One of the most common problems I’ve faced as a project manager is “fixing” a broken team. There are lots of reasons people don’t work together well. Sometimes team members prefer working solo. Sometimes there are organizational issues discouraging collaboration. And sometimes two people just don’t like each other.
Even if you’re not a project manager, there are some simple things you can do to help build a strong team.
- Listen to everyone. And I do mean everyone. Even the squeaky wheels, even the people that make everyone else roll their eyes. You never know what you’ll learn.
- Show respect to everyone. Assume everybody has something to offer. In my experience, they probably do. It just may not be what you expect.
- Acknowledge it when things don’t go right. If you don’t screw up, you won’t learn. Focus on what went wrong (the process), not on who’s to blame (the person). Get to the root cause and address that.

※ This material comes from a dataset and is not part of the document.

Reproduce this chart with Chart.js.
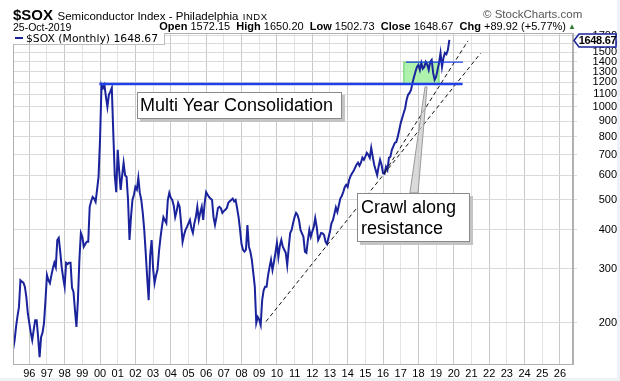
<!DOCTYPE html>
<html><head><meta charset="utf-8">
<script src="https://cdn.jsdelivr.net/npm/chart.js@4"></script>
<style>
html,body{margin:0;padding:0;background:#eef1f6;}
#wrap{position:relative;width:617px;height:378px;background:#fff;overflow:hidden;font-family:"Liberation Sans",Arial,sans-serif;color:#000;}
canvas{position:absolute;left:0;top:0;}
.t{position:absolute;white-space:nowrap;line-height:1;}
.box{position:absolute;background:#fff;border:1px solid #8a8a8a;box-shadow:3px 3px 0 #c4c4c4;font-size:18px;line-height:21px;box-sizing:border-box;white-space:nowrap;}
#legend{position:absolute;left:13px;top:33px;width:152px;height:12px;background:#fff;border-right:1px solid #bdbdbd;border-bottom:1px solid #bdbdbd;box-sizing:border-box;font-family:"DejaVu Sans",sans-serif;font-size:10.8px;line-height:12px;white-space:nowrap;}
#legend i{display:inline-block;width:8px;height:2px;background:#1a239b;vertical-align:middle;margin:0 3px 2px 2px;}
#lastlbl{position:absolute;left:578px;width:39px;text-align:center;font-weight:bold;font-size:11px;letter-spacing:-0.3px;line-height:13px;}
</style></head>
<body>
<div id="wrap">
<canvas id="c" width="617" height="378"></canvas>
<div class="t" style="left:13px;top:7px;"><b style="font-size:15px;">$SOX</b> <span style="font-size:11.5px;">Semiconductor Index - Philadelphia</span> <span style="font-size:9.5px;letter-spacing:0.5px;">INDX</span></div>
<div class="t" style="left:483px;top:9px;font-size:11.5px;color:#555;">© StockCharts.com</div>
<div class="t" style="left:13px;top:22px;font-size:10.5px;">25-Oct-2019</div>
<div class="t" style="right:51px;top:21px;font-size:11px;"><b>Open</b> 1572.15 &nbsp;<b>High</b> 1650.20 &nbsp;<b>Low</b> 1502.73 &nbsp;<b>Close</b> 1648.67 &nbsp;<b>Chg</b> +89.92 (+5.77%)</div>
<div class="t" style="left:568px;top:23px;font-size:8px;color:#2e7d32;">▲</div>
<div id="legend"><i></i>$SOX (Monthly) 1648.67</div>
<div class="box" style="left:137px;top:92px;width:205px;height:27px;padding:2px 0 0 2px;">Multi Year Consolidation</div>
<div class="box" style="left:357px;top:193px;width:113px;height:49px;padding:3px 0 0 3px;">Crawl along<br>resistance</div>
<div id="lastlbl">1648.67</div>
</div>
<script>
// ---- data ----
const startYear = 1995, startMonth = 2;   // first monthly close: Feb 1995
const closes = [
// 1995 Feb-Dec
164,175,194,210,225,275,272,270,262,243,215,
// 1996
200,186,176,190,204,204,180,155,180,186,200,237,
// 1997
286,275,269,285,300,313,303,371,377,340,303,280,
// 1998
262,313,310,313,313,260,252,220,194,237,320,391,
// 1999
380,353,360,366,366,475,495,511,505,493,540,594,
// 2000
782,1178,1150,1178,1080,1000,1094,1120,1152,824,600,530,
// 2001
726,620,539,600,659,600,594,500,371,440,500,520,
// 2002
551,540,589,527,500,454,400,337,280,237,330,371,
// 2003
300,269,285,297,340,377,410,440,430,421,500,527,
// 2004
508,500,480,440,460,489,475,420,366,385,400,409,
// 2005
420,431,405,391,420,440,475,431,455,475,431,489,
// 2006
530,520,511,505,500,440,415,440,471,475,470,454,
// 2007
460,465,470,489,495,500,505,495,500,470,440,400,
// 2008
360,345,340,345,415,353,340,320,290,262,200,209,
// 2009
205,197,237,255,262,262,285,303,320,297,315,337,
// 2010
363,327,355,371,353,345,337,308,350,391,400,421,
// 2011
440,454,447,430,400,390,380,340,337,370,400,380,
// 2012
395,409,437,409,371,380,391,390,385,366,360,377,
// 2013
395,420,430,450,473,457,480,505,515,530,550,560,
// 2014
551,580,598,610,620,635,650,660,645,660,685,674,
// 2015
690,710,700,684,737,690,650,625,602,640,674,650,
// 2016
610,608,640,625,684,690,726,745,765,770,800,842,
// 2017
887,920,956,990,1054,1094,1110,1135,1196,1250,1300,1347,
// 2018
1367,1317,1388,1330,1347,1398,1370,1317,1398,1419,1288,1223,
// 2019 Jan-Oct
1250,1320,1388,1495,1347,1440,1495,1480,1530,1648.67
];
const xTickYears = [1996,1997,1998,1999,2000,2001,2002,2003,2004,2005,2006,2007,2008,2009,2010,2011,2012,2013,2014,2015,2016,2017,2018,2019,2020,2021,2022,2023,2024,2025,2026];
const yTicks = [200,300,400,500,600,700,800,900,1000,1100,1200,1300,1400,1500,1600,1700];
const xRange = [1995.08, 2026.74];
const yRange = [147.3, 1734];
// annotations (in data units: decimal year, index value)
const supportLevel = 1187, supportX = [1999.96, 2020.50];
const upperLevel = 1395, upperX = [2017.30, 2020.52];
const trendLowX = [2009.38, 2021.52], trendLowY = [202, 1492];
const trendHighX = [2016.11, 2020.80], trendHighY = [616, 1635];
const boxX = [2017.15, 2019.19], boxY = [1187, 1400];
const pointerTip = [2018.43, 1161], pointerBaseX = [2017.52, 2017.98], pointerBaseY = 527;

// ---- build ----
const price = closes.map((v,i)=>({x: startYear + (startMonth-1+i)/12, y: v}));
const seg = (xs, ys) => xs.map((x,i)=>({x, y: ys[i]}));

const annot = {
  id:'annot',
  beforeDatasetsDraw(chart){
    const {ctx, scales:{x,y}} = chart;
    const x0=x.getPixelForValue(boxX[0]), x1=x.getPixelForValue(boxX[1]);
    const y0=y.getPixelForValue(boxY[1]), y1=y.getPixelForValue(boxY[0]);
    ctx.save();
    ctx.fillStyle='rgba(160,240,160,0.85)';
    ctx.fillRect(x0,y0,x1-x0,y1-y0);
    ctx.strokeStyle='#70d070'; ctx.lineWidth=1;
    ctx.strokeRect(x0+0.5,y0+0.5,x1-x0-1,y1-y0-1);
    ctx.restore();
  },
  afterDatasetsDraw(chart){
    const {ctx, scales:{x,y}, chartArea:a} = chart;
    ctx.save();
    const tx=x.getPixelForValue(pointerTip[0]), ty=y.getPixelForValue(pointerTip[1]);
    const bx0=x.getPixelForValue(pointerBaseX[0]), bx1=x.getPixelForValue(pointerBaseX[1]);
    const by=y.getPixelForValue(pointerBaseY);
    ctx.beginPath(); ctx.moveTo(bx0,by); ctx.lineTo(tx-1,ty); ctx.lineTo(tx+1,ty); ctx.lineTo(bx1,by); ctx.closePath();
    ctx.fillStyle='rgba(205,205,205,0.75)'; ctx.fill();
    ctx.strokeStyle='#999'; ctx.lineWidth=1; ctx.stroke();
    ctx.strokeStyle='#b0b0b0'; ctx.lineWidth=1;
    ctx.strokeRect(a.left+0.5,a.top+0.5,a.right-a.left-1,a.bottom-a.top);
    ctx.restore();
  },
  afterDraw(chart){
    const {ctx, scales:{y}, chartArea:a} = chart;
    const last = closes[closes.length-1];
    const yv = Math.round(y.getPixelForValue(last))+0.5;
    ctx.save();
    ctx.beginPath();
    ctx.moveTo(a.right+1, yv); ctx.lineTo(a.right+6, yv-6.5); ctx.lineTo(616, yv-6.5);
    ctx.lineTo(616, yv+6.5); ctx.lineTo(a.right+6, yv+6.5); ctx.closePath();
    ctx.fillStyle='#fff'; ctx.fill();
    ctx.strokeStyle='#1a239b'; ctx.lineWidth=1.5; ctx.stroke();
    ctx.restore();
    document.getElementById('lastlbl').style.top=(yv-6.5)+'px';
  }
};

new Chart(document.getElementById('c'), {
  type:'line',
  data:{datasets:[
    {data: seg(supportX,[supportLevel,supportLevel]), borderColor:'#2040e8', borderWidth:2.5, pointRadius:0, order:0},
    {data: seg(upperX,[upperLevel,upperLevel]), borderColor:'#2040e8', borderWidth:1.3, pointRadius:0, order:0},
    {data: seg(trendLowX,trendLowY), borderColor:'#111', borderWidth:1, borderDash:[4,3], pointRadius:0, order:0},
    {data: seg(trendHighX,trendHighY), borderColor:'#111', borderWidth:1, borderDash:[4,3], pointRadius:0, order:0},
    {label:'$SOX (Monthly)', data: price, borderColor:'#1a239b', borderWidth:2, pointRadius:0, tension:0, order:2}
  ]},
  options:{
    responsive:false, animation:false, devicePixelRatio:1,
    layout:{padding:{left:13, top:33, right:0, bottom:0}},
    plugins:{legend:{display:false}, tooltip:{enabled:false}},
    scales:{
      x:{type:'linear', min:xRange[0], max:xRange[1],
        afterBuildTicks:s=>{s.ticks = xTickYears.map(v=>({value:v}));},
        afterFit:s=>{s.height=14;},
        ticks:{autoSkip:false, maxRotation:0, padding:3, color:'#000',
          font:{family:'"Liberation Sans", Arial, sans-serif', size:11},
          callback:v=>String(v%100).padStart(2,'0')},
        grid:{drawTicks:false, color:c=> (c.tick && c.tick.value%2===0) ? '#c9c9c9' : '#e3e3e3'},
        border:{color:'#b0b0b0'}},
      y:{type:'logarithmic', position:'right', min:yRange[0], max:yRange[1],
        afterBuildTicks:s=>{s.ticks = yTicks.map(v=>({value:v}));},
        afterFit:s=>{s.width=44;},
        ticks:{autoSkip:false, crossAlign:'far', padding:0, color:'#000',
          font:{family:'"Liberation Sans", Arial, sans-serif', size:11},
          callback:v=>String(v)},
        grid:{color:'#dadada', tickLength:4},
        border:{color:'#b0b0b0'}}
    }
  },
  plugins:[annot]
});
</script>
</body></html>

- Encourage creative bitching. If you’re already stuck, it’s too late to ask for ideas and input. I had one rule as a project manager: no complaining without suggesting a solution. Get your teammates’ input on problems you’re facing before it’s too late.
- Keep your promises. The fastest way to build a team–or turn around a troubled one–is to build trust. And the easiest way to do that is to be true to your word. If you commit to something, do it. If you can’t meet a commitment, fess up and negotiate an alternative.
You’ll be setting a standard that other team members will most likely respect and emulate. And your project manager will appreciate the support.